Begin with the first line below and retype each line exactly through the line containing "XAxis, YAxis, CartesianGrid". Any pictures are to be left out.

- [Entries provided]:

'''

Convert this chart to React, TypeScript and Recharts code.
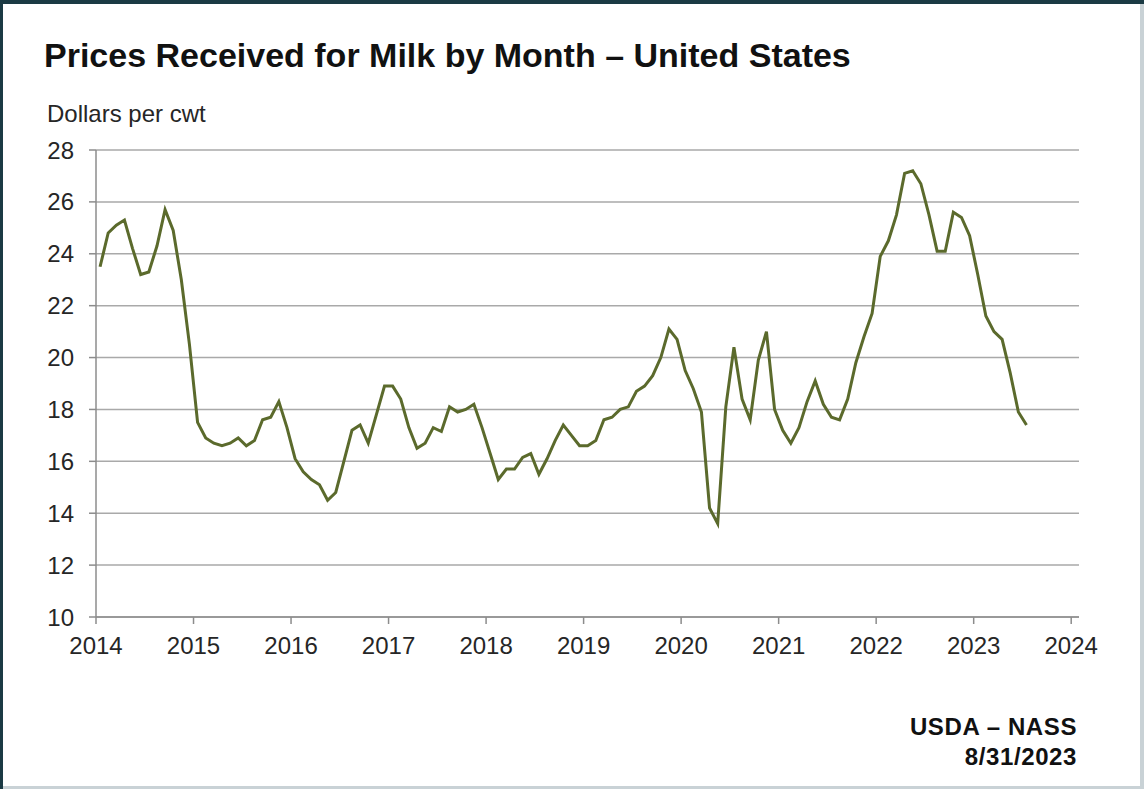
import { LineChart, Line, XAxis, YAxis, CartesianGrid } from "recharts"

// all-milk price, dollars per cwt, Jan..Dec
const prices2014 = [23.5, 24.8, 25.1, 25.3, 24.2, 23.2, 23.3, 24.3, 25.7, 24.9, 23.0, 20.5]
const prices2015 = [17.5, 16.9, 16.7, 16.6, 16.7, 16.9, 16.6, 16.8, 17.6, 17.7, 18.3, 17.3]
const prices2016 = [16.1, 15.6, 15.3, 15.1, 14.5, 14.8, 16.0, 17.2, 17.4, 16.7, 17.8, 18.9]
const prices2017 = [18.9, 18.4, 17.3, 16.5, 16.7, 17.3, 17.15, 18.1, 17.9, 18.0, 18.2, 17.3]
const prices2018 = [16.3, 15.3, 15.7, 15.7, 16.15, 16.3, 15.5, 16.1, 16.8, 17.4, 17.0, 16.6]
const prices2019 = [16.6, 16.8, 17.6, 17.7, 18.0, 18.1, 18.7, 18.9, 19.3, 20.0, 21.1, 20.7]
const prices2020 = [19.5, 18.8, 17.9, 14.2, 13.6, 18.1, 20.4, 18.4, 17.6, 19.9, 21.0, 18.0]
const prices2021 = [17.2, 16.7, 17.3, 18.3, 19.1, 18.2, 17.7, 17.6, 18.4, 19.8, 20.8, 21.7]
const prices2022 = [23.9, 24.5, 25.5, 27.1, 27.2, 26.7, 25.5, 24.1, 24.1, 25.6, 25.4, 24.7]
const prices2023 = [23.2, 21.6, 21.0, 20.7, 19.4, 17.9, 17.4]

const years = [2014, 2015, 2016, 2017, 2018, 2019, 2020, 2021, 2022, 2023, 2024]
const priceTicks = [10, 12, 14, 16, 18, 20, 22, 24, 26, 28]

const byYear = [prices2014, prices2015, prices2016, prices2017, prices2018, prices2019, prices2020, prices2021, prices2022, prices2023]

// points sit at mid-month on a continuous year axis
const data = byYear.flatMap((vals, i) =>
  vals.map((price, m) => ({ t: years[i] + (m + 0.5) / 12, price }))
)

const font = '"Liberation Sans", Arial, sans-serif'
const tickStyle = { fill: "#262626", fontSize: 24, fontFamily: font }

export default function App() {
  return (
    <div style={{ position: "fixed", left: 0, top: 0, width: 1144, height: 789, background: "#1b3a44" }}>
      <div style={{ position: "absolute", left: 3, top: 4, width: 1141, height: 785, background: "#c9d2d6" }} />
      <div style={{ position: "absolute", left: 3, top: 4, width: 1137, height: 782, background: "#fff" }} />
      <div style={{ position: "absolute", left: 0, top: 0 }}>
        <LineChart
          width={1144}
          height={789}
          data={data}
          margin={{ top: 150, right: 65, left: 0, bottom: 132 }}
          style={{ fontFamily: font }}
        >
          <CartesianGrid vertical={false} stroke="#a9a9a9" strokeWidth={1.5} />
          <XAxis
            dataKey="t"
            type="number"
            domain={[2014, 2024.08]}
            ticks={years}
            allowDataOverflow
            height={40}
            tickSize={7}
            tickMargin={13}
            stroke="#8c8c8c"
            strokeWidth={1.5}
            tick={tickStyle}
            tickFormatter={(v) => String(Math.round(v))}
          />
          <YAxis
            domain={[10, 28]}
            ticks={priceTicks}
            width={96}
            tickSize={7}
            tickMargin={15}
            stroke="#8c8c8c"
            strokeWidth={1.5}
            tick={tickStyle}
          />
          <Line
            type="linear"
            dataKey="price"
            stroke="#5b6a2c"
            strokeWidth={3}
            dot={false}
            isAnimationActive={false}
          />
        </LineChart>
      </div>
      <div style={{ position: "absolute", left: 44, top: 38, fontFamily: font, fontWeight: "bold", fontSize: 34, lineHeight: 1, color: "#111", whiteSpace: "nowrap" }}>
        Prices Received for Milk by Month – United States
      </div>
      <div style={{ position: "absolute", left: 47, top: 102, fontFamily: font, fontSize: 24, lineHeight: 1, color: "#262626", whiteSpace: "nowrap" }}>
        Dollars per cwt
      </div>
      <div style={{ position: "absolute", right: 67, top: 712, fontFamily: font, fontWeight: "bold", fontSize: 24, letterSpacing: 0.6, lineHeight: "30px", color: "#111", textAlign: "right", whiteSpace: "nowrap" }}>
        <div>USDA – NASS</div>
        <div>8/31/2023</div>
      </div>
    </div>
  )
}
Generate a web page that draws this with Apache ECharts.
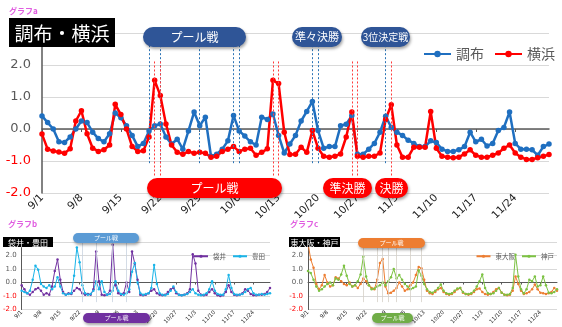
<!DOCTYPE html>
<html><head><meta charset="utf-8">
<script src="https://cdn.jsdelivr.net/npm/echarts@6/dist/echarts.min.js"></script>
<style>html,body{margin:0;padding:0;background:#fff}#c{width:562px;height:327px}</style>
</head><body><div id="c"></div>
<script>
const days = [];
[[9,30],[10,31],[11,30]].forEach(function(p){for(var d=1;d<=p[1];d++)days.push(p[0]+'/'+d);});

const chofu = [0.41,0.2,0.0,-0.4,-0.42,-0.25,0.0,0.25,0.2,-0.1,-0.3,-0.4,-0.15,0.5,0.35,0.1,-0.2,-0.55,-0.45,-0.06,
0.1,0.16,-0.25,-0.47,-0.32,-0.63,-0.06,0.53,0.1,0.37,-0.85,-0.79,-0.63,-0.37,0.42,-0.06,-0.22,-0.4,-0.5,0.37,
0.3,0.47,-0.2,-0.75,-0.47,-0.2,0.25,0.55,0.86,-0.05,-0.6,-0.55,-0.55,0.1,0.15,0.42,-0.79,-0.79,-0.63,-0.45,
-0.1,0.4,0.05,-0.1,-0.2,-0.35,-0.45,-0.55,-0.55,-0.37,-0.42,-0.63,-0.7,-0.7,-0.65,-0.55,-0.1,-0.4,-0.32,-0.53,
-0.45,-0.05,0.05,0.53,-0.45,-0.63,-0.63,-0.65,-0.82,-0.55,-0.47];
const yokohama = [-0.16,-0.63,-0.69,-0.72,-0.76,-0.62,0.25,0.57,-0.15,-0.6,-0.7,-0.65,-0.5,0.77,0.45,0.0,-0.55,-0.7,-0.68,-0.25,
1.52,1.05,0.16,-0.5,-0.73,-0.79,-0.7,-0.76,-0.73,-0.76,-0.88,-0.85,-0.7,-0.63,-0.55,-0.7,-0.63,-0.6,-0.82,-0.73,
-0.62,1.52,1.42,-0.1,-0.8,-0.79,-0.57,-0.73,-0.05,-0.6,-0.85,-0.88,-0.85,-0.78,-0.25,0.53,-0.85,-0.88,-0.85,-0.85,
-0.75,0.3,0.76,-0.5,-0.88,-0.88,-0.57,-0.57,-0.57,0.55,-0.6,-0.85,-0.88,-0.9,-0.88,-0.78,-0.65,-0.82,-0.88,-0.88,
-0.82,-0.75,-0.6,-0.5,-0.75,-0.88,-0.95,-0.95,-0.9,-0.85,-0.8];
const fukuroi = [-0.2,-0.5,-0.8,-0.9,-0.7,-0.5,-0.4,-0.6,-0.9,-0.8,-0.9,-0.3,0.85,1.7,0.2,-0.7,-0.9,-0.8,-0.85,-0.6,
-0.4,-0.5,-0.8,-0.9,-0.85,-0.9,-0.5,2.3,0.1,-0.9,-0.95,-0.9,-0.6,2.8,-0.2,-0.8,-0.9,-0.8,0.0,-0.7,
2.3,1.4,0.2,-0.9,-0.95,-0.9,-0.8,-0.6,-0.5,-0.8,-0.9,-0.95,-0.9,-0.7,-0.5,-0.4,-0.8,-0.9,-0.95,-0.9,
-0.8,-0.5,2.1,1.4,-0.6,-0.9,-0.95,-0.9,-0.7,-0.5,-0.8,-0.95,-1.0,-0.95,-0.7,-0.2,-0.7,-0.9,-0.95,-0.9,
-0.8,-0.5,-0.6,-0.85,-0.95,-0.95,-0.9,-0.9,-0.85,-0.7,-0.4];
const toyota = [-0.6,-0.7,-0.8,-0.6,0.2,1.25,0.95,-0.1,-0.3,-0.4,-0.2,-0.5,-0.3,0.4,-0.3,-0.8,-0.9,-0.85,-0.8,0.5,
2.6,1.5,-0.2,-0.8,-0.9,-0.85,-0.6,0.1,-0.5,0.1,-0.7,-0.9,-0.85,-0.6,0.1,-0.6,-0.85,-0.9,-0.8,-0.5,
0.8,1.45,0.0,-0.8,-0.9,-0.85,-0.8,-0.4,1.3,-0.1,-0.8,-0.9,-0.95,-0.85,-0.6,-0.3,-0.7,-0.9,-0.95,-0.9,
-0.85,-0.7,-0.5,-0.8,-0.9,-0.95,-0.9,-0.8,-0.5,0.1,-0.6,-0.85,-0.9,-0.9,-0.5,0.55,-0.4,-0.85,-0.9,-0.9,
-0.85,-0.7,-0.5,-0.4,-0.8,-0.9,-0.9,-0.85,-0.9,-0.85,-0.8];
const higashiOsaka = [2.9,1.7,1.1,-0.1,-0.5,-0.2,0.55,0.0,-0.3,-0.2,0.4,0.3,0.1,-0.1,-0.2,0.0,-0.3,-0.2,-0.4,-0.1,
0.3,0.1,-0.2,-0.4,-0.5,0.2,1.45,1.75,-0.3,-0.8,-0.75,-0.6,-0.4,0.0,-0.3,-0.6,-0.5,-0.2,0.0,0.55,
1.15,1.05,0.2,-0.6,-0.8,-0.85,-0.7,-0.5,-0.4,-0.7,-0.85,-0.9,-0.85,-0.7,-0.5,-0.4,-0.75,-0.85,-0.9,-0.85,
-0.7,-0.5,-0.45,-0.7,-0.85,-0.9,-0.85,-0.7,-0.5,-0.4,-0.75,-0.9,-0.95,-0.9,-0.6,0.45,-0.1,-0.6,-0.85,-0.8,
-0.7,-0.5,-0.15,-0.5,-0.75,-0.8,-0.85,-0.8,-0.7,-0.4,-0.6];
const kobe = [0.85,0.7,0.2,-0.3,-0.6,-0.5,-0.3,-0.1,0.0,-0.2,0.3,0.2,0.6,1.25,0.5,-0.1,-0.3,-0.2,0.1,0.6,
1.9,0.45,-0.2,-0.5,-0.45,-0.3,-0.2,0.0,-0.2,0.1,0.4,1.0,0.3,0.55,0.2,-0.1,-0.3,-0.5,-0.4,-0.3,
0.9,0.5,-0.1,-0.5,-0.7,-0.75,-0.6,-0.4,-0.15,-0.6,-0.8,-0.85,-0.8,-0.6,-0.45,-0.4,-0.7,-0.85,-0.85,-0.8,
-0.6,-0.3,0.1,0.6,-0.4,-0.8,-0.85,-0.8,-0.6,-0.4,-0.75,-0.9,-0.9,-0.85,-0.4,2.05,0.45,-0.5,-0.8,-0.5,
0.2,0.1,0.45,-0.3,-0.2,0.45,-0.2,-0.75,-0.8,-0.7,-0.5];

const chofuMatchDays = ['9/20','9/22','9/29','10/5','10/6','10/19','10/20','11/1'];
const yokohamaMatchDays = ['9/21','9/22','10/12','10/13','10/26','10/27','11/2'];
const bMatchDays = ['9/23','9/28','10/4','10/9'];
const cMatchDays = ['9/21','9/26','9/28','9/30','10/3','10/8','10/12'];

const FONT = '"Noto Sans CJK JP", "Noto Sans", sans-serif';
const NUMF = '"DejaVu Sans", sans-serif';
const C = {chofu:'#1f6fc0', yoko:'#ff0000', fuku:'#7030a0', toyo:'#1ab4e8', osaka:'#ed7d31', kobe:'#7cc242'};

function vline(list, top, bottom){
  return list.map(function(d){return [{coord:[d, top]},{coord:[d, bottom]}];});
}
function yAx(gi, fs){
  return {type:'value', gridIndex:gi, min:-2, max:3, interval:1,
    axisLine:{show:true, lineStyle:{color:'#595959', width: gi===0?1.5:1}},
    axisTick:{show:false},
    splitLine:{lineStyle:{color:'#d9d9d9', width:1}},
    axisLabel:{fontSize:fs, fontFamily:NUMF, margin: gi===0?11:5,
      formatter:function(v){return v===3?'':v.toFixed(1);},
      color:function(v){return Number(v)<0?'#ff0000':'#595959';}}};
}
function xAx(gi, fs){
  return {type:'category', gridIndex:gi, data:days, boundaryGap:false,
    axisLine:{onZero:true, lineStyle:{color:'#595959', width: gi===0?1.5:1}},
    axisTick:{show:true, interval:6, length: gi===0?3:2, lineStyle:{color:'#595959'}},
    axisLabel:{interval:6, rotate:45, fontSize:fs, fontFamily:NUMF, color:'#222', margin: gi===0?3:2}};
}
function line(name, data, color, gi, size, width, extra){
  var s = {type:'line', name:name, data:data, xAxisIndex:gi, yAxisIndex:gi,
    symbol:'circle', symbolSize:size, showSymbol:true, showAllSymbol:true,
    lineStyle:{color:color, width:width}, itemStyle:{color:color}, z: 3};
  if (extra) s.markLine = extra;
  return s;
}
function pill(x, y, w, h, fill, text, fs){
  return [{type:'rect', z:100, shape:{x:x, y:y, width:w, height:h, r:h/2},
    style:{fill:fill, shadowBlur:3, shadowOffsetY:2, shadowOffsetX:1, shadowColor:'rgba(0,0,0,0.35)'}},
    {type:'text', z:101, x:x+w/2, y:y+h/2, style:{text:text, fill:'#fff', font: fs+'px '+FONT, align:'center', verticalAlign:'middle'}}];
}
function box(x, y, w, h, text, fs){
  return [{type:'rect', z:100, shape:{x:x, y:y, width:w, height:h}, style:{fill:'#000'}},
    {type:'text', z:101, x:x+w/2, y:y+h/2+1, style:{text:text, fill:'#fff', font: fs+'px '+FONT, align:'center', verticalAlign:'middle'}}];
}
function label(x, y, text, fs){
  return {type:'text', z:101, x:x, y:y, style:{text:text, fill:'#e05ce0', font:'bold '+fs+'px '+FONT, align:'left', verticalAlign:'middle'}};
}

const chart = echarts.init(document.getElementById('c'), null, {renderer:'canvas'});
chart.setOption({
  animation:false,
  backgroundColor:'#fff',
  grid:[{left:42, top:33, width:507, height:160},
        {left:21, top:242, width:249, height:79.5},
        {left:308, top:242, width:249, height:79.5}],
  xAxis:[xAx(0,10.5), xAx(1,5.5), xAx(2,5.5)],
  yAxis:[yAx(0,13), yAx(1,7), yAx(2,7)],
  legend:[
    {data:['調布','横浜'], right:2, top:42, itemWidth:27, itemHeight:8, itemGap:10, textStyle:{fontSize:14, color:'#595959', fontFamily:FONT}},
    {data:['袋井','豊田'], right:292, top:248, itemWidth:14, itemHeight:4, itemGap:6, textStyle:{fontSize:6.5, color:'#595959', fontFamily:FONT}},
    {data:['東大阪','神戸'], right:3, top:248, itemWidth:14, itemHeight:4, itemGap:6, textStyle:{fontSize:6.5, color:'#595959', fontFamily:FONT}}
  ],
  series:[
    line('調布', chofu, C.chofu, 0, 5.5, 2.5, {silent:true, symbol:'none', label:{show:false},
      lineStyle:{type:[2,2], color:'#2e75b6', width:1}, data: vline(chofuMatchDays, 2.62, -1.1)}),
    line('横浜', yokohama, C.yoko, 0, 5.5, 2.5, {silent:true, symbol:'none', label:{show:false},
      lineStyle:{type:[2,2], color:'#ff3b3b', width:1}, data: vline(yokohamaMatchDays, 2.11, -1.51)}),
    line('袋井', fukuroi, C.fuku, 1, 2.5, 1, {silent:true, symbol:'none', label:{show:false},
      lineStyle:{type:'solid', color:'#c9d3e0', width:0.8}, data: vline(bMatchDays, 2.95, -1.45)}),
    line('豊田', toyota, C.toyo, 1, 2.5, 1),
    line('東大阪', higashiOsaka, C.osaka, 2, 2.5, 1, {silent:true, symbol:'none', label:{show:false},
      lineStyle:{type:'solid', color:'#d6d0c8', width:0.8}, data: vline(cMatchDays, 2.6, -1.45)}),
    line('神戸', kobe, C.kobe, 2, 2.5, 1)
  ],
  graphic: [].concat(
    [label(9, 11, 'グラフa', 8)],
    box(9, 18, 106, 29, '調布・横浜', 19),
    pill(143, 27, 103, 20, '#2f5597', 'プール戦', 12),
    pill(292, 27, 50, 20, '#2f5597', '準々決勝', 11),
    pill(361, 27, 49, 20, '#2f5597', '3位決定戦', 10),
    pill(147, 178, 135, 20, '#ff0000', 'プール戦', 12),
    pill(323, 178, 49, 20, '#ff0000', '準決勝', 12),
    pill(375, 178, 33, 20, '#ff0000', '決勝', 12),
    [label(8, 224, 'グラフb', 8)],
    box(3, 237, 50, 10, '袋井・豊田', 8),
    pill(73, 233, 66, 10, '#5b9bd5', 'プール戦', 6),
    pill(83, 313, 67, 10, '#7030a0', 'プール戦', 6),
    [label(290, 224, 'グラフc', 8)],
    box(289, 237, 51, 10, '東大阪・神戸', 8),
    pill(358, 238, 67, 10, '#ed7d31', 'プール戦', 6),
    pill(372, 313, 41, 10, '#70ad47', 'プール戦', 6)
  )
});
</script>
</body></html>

'''

- [Correct result]:
Convert this chart to React, TypeScript and Recharts code.
import { LineChart, Line, XAxis, YAxis, CartesianGrid } from "recharts"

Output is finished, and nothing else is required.